Changing rates: Website traffic that spikes after a marketing campaign or seasonal disease patterns violate the constant-rate assumption. You can sometimes handle this with a nonhomogeneous Poisson model that allows the rate to vary over time, but the basic Poisson with a single fixed λ won’t work.
Overdispersion: When the variance in your data substantially exceeds the mean, a Poisson model is too tight. This is common with recurrent phenomena where certain individuals or locations are inherently more event-prone than others.

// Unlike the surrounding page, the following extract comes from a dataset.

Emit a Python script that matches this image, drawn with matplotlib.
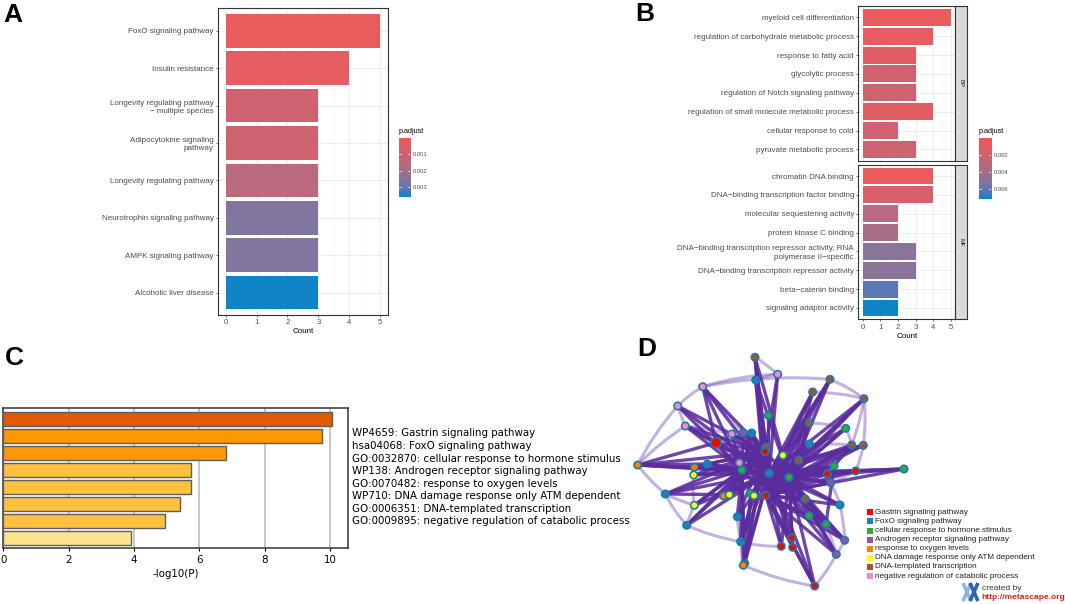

Testing Whether Your Data Fits

If you have data and want to verify that it actually follows a Poisson distribution, the chi-squared goodness-of-fit test is the standard approach. You group your observed counts into categories (0 events, 1 event, 2 events, and so on), calculate the expected frequency for each category using the Poisson formula with λ estimated from your sample mean, then compare observed and expected frequencies using the chi-squared statistic.

One practical detail: the test requires that expected frequencies in each category aren’t too small, typically at least 3 to 5. If you have categories with very few expected observations (which often happens in the tail, where high counts are rare), combine adjacent categories until the expected frequency is large enough. The degrees of freedom for the test equal the number of final categories minus 2: one subtracted for the constraint that frequencies must sum to your sample size, and one more because you estimated λ from the data.

Before running a formal test, a quick visual check is often enough. Plot a histogram of your counts and overlay the Poisson probabilities using your sample mean as λ. If the fit looks reasonable and the variance is close to the mean, you’re likely in good shape.